• This site uses cookies. By continuing to use this site, you are agreeing to our use of cookies. Learn more.

Carbon Cub GPS Problems

#1
I need help. I am new to flying planes. I am having a terrible time, problem with the Carbon Cub S+. I am on my 2nd one in 3 weeks and keep having trouble with the gps and loosing communication with the air plane. I flew yesterday and had 3 really great flights with no problems at all. Range check was done and worked fine, everything done just as the instruction manual said to do, went to fly today and as soon as I got in the air I lost communication with the plane and off it went to who knows where. No matter what I did it would not respond. I called horizon hobbies and they could not give me a good answer as to why this happened with 2 different Carbon cubs. The only thing in common with each plane was the radio, a spektrum dxe that came with the first Carbon Cub.
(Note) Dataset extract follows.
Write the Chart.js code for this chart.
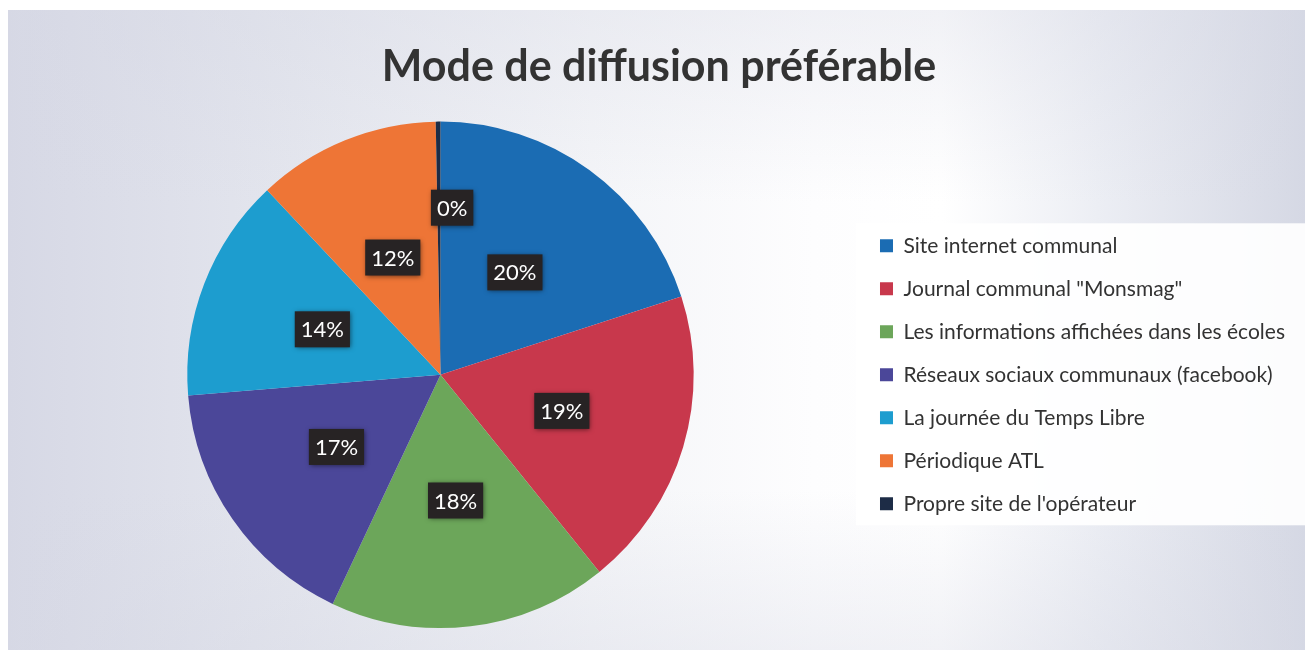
<!DOCTYPE html>
<html>
<head>
<meta charset="utf-8">
<script src="https://cdn.jsdelivr.net/npm/chart.js@4"></script>
<style>
  html, body { margin: 0; padding: 0; background: #ffffff; }
  #wrap { position: relative; width: 1305px; height: 650px; overflow: hidden; }
  #paper {
    position: absolute; left: 8px; top: 10px; right: 0; bottom: 0;
    background:
      linear-gradient(to bottom, rgba(214,216,228,0.35) 0%, rgba(255,255,255,0) 30%, rgba(255,255,255,0) 75%, rgba(214,216,228,0.35) 100%),
      linear-gradient(to right, #d6d8e5 0%, #e4e6ee 22%, #f4f5f8 45%, #fdfdfe 62%, #ffffff 72%, #eceef4 84%, #d5d8e4 100%);
  }
  #myChart { position: absolute; left: 0; top: 0; }
</style>
</head>
<body>
<div id="wrap">
  <div id="paper"></div>
  <canvas id="myChart" width="1305" height="650"></canvas>
</div>
<script>
var labels = ['Site internet communal', 'Journal communal "Monsmag"', 'Les informations affichées dans les écoles',
              'Réseaux sociaux communaux (facebook)', 'La journée du Temps Libre', 'Périodique ATL',
              "Propre site de l'opérateur"];
var values = [20.0, 19.2, 17.8, 16.7, 14.3, 11.7, 0.3];
var colors = ['#1b6cb3', '#c8384c', '#6ca65a', '#4b4799', '#1d9dcf', '#ee7536', '#1d2c46'];

function pctText(v)
{
    var total = values.reduce(function (a, b) { return a + b; }, 0);
    return Math.round(v / total * 100) + '%';
}

// white panel behind the legend
var legendPanel = {
    id: 'legendPanel',
    beforeDraw: function (chart) {
        var lg = chart.legend;
        if (!lg || !lg.legendHitBoxes.length) return;
        var boxes = lg.legendHitBoxes;
        var ctx = chart.ctx;
        var top = boxes[0].top - 12;
        var bottom = boxes[boxes.length - 1].top + boxes[boxes.length - 1].height + 11;
        ctx.save();
        ctx.fillStyle = 'rgba(255,255,255,0.92)';
        ctx.fillRect(lg.left - 2, top, chart.width - lg.left + 2, bottom - top);
        ctx.restore();
    }
};

// dark boxes with the percentage of each slice
var sliceLabels = {
    id: 'sliceLabels',
    afterDatasetsDraw: function (chart) {
        var ctx = chart.ctx;
        var meta = chart.getDatasetMeta(0);
        ctx.save();
        ctx.font = '22px Lato';
        ctx.textAlign = 'center';
        ctx.textBaseline = 'middle';
        meta.data.forEach(function (arc, i) {
            var txt = pctText(values[i]);
            var w = ctx.measureText(txt).width + 12;
            var h = 36;
            var pos = arc.tooltipPosition();
            var x = pos.x, y = pos.y;
            if (values[i] < 1) {
                // tiny slice: push the label outwards and to the right of the edge
                var props = arc.getProps(['x', 'y', 'startAngle', 'endAngle', 'outerRadius']);
                var mid = (props.startAngle + props.endAngle) / 2;
                var r = props.outerRadius * 0.66;
                x = props.x + Math.cos(mid) * r + w / 2 - 8;
                y = props.y + Math.sin(mid) * r;
            }
            ctx.shadowColor = 'rgba(0,0,0,0.55)';
            ctx.shadowBlur = 5;
            ctx.shadowOffsetX = 1;
            ctx.shadowOffsetY = 1;
            ctx.fillStyle = '#272324';
            ctx.fillRect(x - w / 2, y - h / 2, w, h);
            ctx.shadowColor = 'transparent';
            ctx.fillStyle = '#ffffff';
            ctx.fillText(txt, x, y + 1);
        });
        ctx.restore();
    }
};

var ctx = document.getElementById('myChart').getContext('2d');
var chart = new Chart(ctx, {
    type: 'pie',
    data: {
        labels: labels,
        datasets: [{
            data: values,
            backgroundColor: colors,
            borderWidth: 0
        }]
    },
    options: {
        responsive: false,
        animation: false,
        layout: { padding: { top: 0, left: 23, right: 10, bottom: 22 } },
        plugins: {
            title: {
                display: true,
                text: 'Mode de diffusion préférable',
                color: '#333333',
                font: { family: 'Lato', size: 43, weight: 'bold', lineHeight: 1.2 },
                padding: { top: 41, bottom: 29 }
            },
            legend: {
                position: 'right',
                fullSize: false,
                labels: {
                    color: '#333333',
                    font: { family: 'Lato', size: 21 },
                    boxWidth: 13,
                    boxHeight: 13,
                    padding: 22
                }
            },
            tooltip: { enabled: false }
        }
    },
    plugins: [legendPanel, sliceLabels]
});
</script>
</body>
</html>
Like I said I am new to flying planes but have been taken by them and I don't want to quit but I am very frustrated and would appreciate any help, answers that anyone can give me. Is there a better first plane trainer out there that anyone would recommend????? Thanks
 
#2
I had a champ S+ that flew away , I got the Carbon Cub S+ to replace it. The more I flew it the more I worried about it leaving. I took the GPS module out of mine. It still has SAFE but no GPS functions. I like the plane and never used the auto land so it worked out for me. I think the SAFE function is good for a person learning on his own but the GPS system is not ready for prime time.
 

Merv

Well-known member
#3
One thing to know is, the active element. It is the exposed wire at the end. This what you care about, it should be fairly straight. It needs to be a specific length and away from anything metal, carbon fiber or electronic (ESC & battery). Those items will block the signal. If you have a 90 degree bend in the middle of your active element, you will drastically cut your range. The black part (in this picture), you don't care about, can be any length, tie it in a knot, hide it in carbon fiber. It's just the antenna lead.

If you fray the shielding (the lead) you will allow unwanted rf signal in, which will kill your range. The antenna must be repaired or replaced. To repair, just cut off the frayed coax and solder the remaining coax back onto the Rx board. If you manage to cut off a portion of the active element, just peal back more of the lead. Its best to cut off a bit more of the lead than necessary, then trim the active element to length. Like they are doing in this picture.






I have flown many years with a single antenna Rx (the old Flysky), installed on the inside of my plane. The only time I have had any range issues is when I damaged my antenna lead. A range check is invaluable to discover this damage on the ground and not in the air.

Any time the Rx is stopped by the antenna catching on something, you have the potential to damage the lead.
 

Bricks

Well-known member
#4
As Merv said and being the DXE is a single antenna transmitter never point the transmitter at the plane worst thing that can be done.